→ **REQUIRED WORK**:
Output all the data exactly. Pictures do not belong in the copy.

####################

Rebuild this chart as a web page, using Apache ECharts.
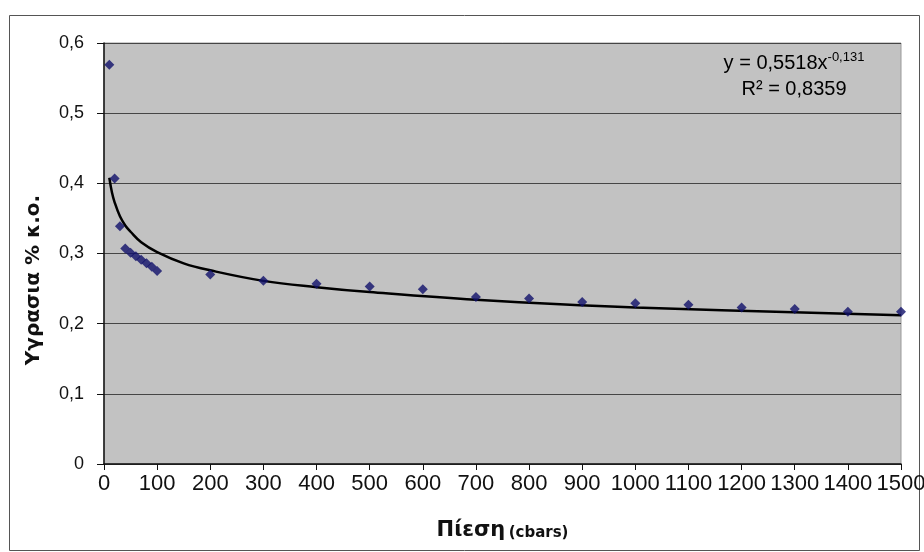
<!DOCTYPE html>
<html>
<head>
<meta charset="utf-8">
<script src="https://cdn.jsdelivr.net/npm/echarts@6/dist/echarts.min.js"></script>
<style>
  html, body { margin: 0; padding: 0; background: #fff; }
  #chart { width: 924px; height: 552px; }
</style>
</head>
<body>
<div id="chart"></div>
<script>
// measured points (pressure in cbars, moisture)
var pressure = [10, 20, 30, 40, 50, 60, 70, 80, 90, 100, 200, 300, 400, 500, 600, 700, 800, 900, 1000, 1100, 1200, 1300, 1400, 1500]
var moisture = [0.569, 0.407, 0.339, 0.307, 0.301, 0.296, 0.291, 0.286, 0.281, 0.275, 0.270, 0.261, 0.257, 0.253, 0.249, 0.238, 0.236, 0.231, 0.229, 0.227, 0.223, 0.221, 0.217, 0.217]

// power trendline
var trendX = [10, 15, 20, 30, 40, 50, 70, 100, 150, 200, 300, 400, 500, 700, 1000, 1500]
var trendY = [0.408, 0.387, 0.373, 0.353, 0.340, 0.331, 0.316, 0.302, 0.286, 0.276, 0.261, 0.252, 0.245, 0.234, 0.223, 0.212]

var yTicks = [0, 0.1, 0.2, 0.3, 0.4, 0.5, 0.6]

var chart = echarts.init(document.getElementById('chart'))

var font = 'Liberation Sans, Arial, sans-serif'
var titleFont = 'DejaVu Sans, Verdana, sans-serif'

var option = {
  animation: false,
  backgroundColor: '#fff',
  textStyle: { fontFamily: font },
  grid: {
    left: 104,
    right: 23,
    top: 43,
    bottom: 88,
    outerBoundsMode: 'none',
    containLabel: false,
    show: true,
    backgroundColor: '#c2c2c2',
    borderColor: '#9a9a9a',
    borderWidth: 1,
  },
  xAxis: {
    type: 'value',
    min: 0,
    max: 1500,
    interval: 100,
    axisLine: { lineStyle: { color: '#111', width: 1.5 } },
    axisTick: { show: true, length: 6, lineStyle: { color: '#111' } },
    splitLine: { show: false },
    axisLabel: {
      color: '#111',
      fontSize: 22,
      margin: 9,
      fontFamily: font,
      formatter: function (v) { return String(v) },
    },
    name: '{a|Πίεση} {b|(cbars)}',
    nameLocation: 'middle',
    nameGap: 51,
    nameTextStyle: {
      rich: {
        a: { fontSize: 21, fontWeight: 'bold', color: '#111', fontFamily: titleFont, verticalAlign: 'bottom', lineHeight: 26 },
        b: { fontSize: 15, fontWeight: 'bold', color: '#111', fontFamily: titleFont, verticalAlign: 'bottom', lineHeight: 19 },
      },
    },
  },
  yAxis: {
    type: 'value',
    min: yTicks[0],
    max: yTicks[yTicks.length - 1],
    interval: 0.1,
    axisLine: { show: true, lineStyle: { color: '#111', width: 1.5 } },
    axisTick: { show: true, length: 7, lineStyle: { color: '#111' } },
    splitLine: { show: true, lineStyle: { color: '#454545', width: 1.2 } },
    axisLabel: {
      color: '#111',
      fontSize: 18,
      margin: 20,
      fontFamily: font,
      formatter: function (v) {
        return String(Math.round(v * 10) / 10).replace('.', ',')
      },
    },
  },
  series: [
    {
      type: 'line',
      data: trendX.map(function (x, i) { return [x, trendY[i]] }),
      smooth: 0.4,
      showSymbol: false,
      lineStyle: { color: '#000', width: 2.5 },
      z: 2,
    },
    {
      type: 'scatter',
      data: pressure.map(function (x, i) { return [x, moisture[i]] }),
      symbol: 'diamond',
      symbolSize: 10,
      itemStyle: { color: '#10106a' },
      z: 3,
    },
  ],
  graphic: [
    {
      type: 'rect',
      left: 7,
      top: 13,
      shape: { width: 910, height: 535 },
      style: { fill: 'none', stroke: '#555', lineWidth: 1 },
      silent: true,
    },
    {
      // y axis title, placed like the original (a bit below the plot centre)
      type: 'text',
      x: 34,
      y: 280,
      rotation: Math.PI / 2,
      style: {
        text: 'Υγρασια % κ.ο.',
        align: 'center',
        verticalAlign: 'middle',
        fontSize: 20,
        fontWeight: 'bold',
        fill: '#111',
        fontFamily: titleFont,
      },
    },
    {
      type: 'text',
      x: 794,
      y: 50,
      style: {
        text: '{n|y = 0,5518x}{s|-0,131}\n{r|R² = 0,8359}',
        align: 'center',
        rich: {
          n: { fontSize: 20, color: '#111', fontFamily: font, lineHeight: 26 },
          s: { fontSize: 13, color: '#111', fontFamily: font, lineHeight: 26, padding: [0, 0, 12, 0] },
          r: { fontSize: 20, color: '#111', fontFamily: font, lineHeight: 26, align: 'center' },
        },
      },
    },
  ],
}

chart.setOption(option)
</script>
</body>
</html>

####################

→ **RESPONSE FOR THIS EXERCISE**:
Rebuild this chart as a web page, using Apache ECharts.
<!DOCTYPE html>
<html>
<head>
<meta charset="utf-8">
<script src="https://cdn.jsdelivr.net/npm/echarts@6/dist/echarts.min.js"></script>
<style>
  html, body { margin: 0; padding: 0; background: #fff; }
  #chart { width: 924px; height: 552px; }
</style>
</head>
<body>
<div id="chart"></div>
<script>
// measured points (pressure in cbars, moisture)
var pressure = [10, 20, 30, 40, 50, 60, 70, 80, 90, 100, 200, 300, 400, 500, 600, 700, 800, 900, 1000, 1100, 1200, 1300, 1400, 1500]
var moisture = [0.569, 0.407, 0.339, 0.307, 0.301, 0.296, 0.291, 0.286, 0.281, 0.275, 0.270, 0.261, 0.257, 0.253, 0.249, 0.238, 0.236, 0.231, 0.229, 0.227, 0.223, 0.221, 0.217, 0.217]

// power trendline
var trendX = [10, 15, 20, 30, 40, 50, 70, 100, 150, 200, 300, 400, 500, 700, 1000, 1500]
var trendY = [0.408, 0.387, 0.373, 0.353, 0.340, 0.331, 0.316, 0.302, 0.286, 0.276, 0.261, 0.252, 0.245, 0.234, 0.223, 0.212]

var yTicks = [0, 0.1, 0.2, 0.3, 0.4, 0.5, 0.6]

var chart = echarts.init(document.getElementById('chart'))

var font = 'Liberation Sans, Arial, sans-serif'
var titleFont = 'DejaVu Sans, Verdana, sans-serif'

var option = {
  animation: false,
  backgroundColor: '#fff',
  textStyle: { fontFamily: font },
  grid: {
    left: 104,
    right: 23,
    top: 43,
    bottom: 88,
    outerBoundsMode: 'none',
    containLabel: false,
    show: true,
    backgroundColor: '#c2c2c2',
    borderColor: '#9a9a9a',
    borderWidth: 1,
  },
  xAxis: {
    type: 'value',
    min: 0,
    max: 1500,
    interval: 100,
    axisLine: { lineStyle: { color: '#111', width: 1.5 } },
    axisTick: { show: true, length: 6, lineStyle: { color: '#111' } },
    splitLine: { show: false },
    axisLabel: {
      color: '#111',
      fontSize: 22,
      margin: 9,
      fontFamily: font,
      formatter: function (v) { return String(v) },
    },
    name: '{a|Πίεση} {b|(cbars)}',
    nameLocation: 'middle',
    nameGap: 51,
    nameTextStyle: {
      rich: {
        a: { fontSize: 21, fontWeight: 'bold', color: '#111', fontFamily: titleFont, verticalAlign: 'bottom', lineHeight: 26 },
        b: { fontSize: 15, fontWeight: 'bold', color: '#111', fontFamily: titleFont, verticalAlign: 'bottom', lineHeight: 19 },
      },
    },
  },
  yAxis: {
    type: 'value',
    min: yTicks[0],
    max: yTicks[yTicks.length - 1],
    interval: 0.1,
    axisLine: { show: true, lineStyle: { color: '#111', width: 1.5 } },
    axisTick: { show: true, length: 7, lineStyle: { color: '#111' } },
    splitLine: { show: true, lineStyle: { color: '#454545', width: 1.2 } },
    axisLabel: {
      color: '#111',
      fontSize: 18,
      margin: 20,
      fontFamily: font,
      formatter: function (v) {
        return String(Math.round(v * 10) / 10).replace('.', ',')
      },
    },
  },
  series: [
    {
      type: 'line',
      data: trendX.map(function (x, i) { return [x, trendY[i]] }),
      smooth: 0.4,
      showSymbol: false,
      lineStyle: { color: '#000', width: 2.5 },
      z: 2,
    },
    {
      type: 'scatter',
      data: pressure.map(function (x, i) { return [x, moisture[i]] }),
      symbol: 'diamond',
      symbolSize: 10,
      itemStyle: { color: '#10106a' },
      z: 3,
    },
  ],
  graphic: [
    {
      type: 'rect',
      left: 7,
      top: 13,
      shape: { width: 910, height: 535 },
      style: { fill: 'none', stroke: '#555', lineWidth: 1 },
      silent: true,
    },
    {
      // y axis title, placed like the original (a bit below the plot centre)
      type: 'text',
      x: 34,
      y: 280,
      rotation: Math.PI / 2,
      style: {
        text: 'Υγρασια % κ.ο.',
        align: 'center',
        verticalAlign: 'middle',
        fontSize: 20,
        fontWeight: 'bold',
        fill: '#111',
        fontFamily: titleFont,
      },
    },
    {
      type: 'text',
      x: 794,
      y: 50,
      style: {
        text: '{n|y = 0,5518x}{s|-0,131}\n{r|R² = 0,8359}',
        align: 'center',
        rich: {
          n: { fontSize: 20, color: '#111', fontFamily: font, lineHeight: 26 },
          s: { fontSize: 13, color: '#111', fontFamily: font, lineHeight: 26, padding: [0, 0, 12, 0] },
          r: { fontSize: 20, color: '#111', fontFamily: font, lineHeight: 26, align: 'center' },
        },
      },
    },
  ],
}

chart.setOption(option)
</script>
</body>
</html>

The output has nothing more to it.